# Grizzly Man...



## Rich Baker (Dec 5, 2004)

fishotter said:


> Well i watched the grizzly man yesterday and i have come to the conclusion that the bear that killed him did us all a favor because this guy was a total nut case.Its just to bad that they had to kill the poor bear that did this


 Now if we could just get the rest of the peta nutjobs up there:evilsmile :evilsmile


----------



## vancreek (Apr 4, 2004)

hey rich baker,where you from in mich?you have a brother named randy?live around warren and southfield? jerry


----------



## StumpJumper (Nov 13, 2001)

Rich Baker said:


> Now if we could just get the rest of the peta nutjobs up there:evilsmile :evilsmile


Amen Brother!


----------



## Spartaned (Jan 24, 2006)

Grizzly Man is scheduled to be shown next Friday night, 2/3/06, at 8 pm EST on the Discovery Channel. Should be interesting...


----------



## polarbare21 (Feb 17, 2003)

As much as I have an interest in watching, and as much as I love to learn about wildlife, I have a problem putting $money$ into PETA hands and the hundreds of other organizatons that vote and spend any $money$ given to them to eliminate our rights.
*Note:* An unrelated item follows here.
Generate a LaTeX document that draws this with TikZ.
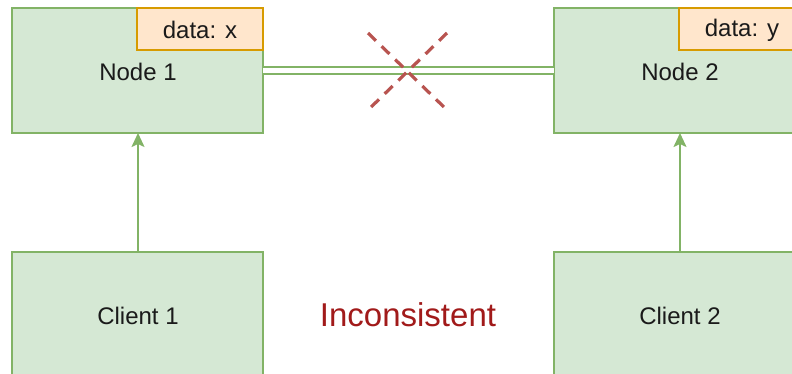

I dont want to support or "show" support for any of them... damn values. I bet it's good watching.

Our only powers are our vote and how we spend our money!


----------



## NEMichsportsman (Jul 3, 2001)

polarbare21 said:


> As much as I have an interest in watching, and as much as I love to learn about wildlife, I have a problem putting $money$ into PETA hands and the hundreds of other organizatons that vote and spend any $money$ given to them to eliminate our rights.
> 
> I dont want to support or "show" support for any of them... damn values. I bet it's good watching.
> 
> Our only powers are our vote and how we spend our money!



Maybe we can find a black market copy somewhere.....satisfy our curiosity and screw the producer out of their money:lol::yikes:


----------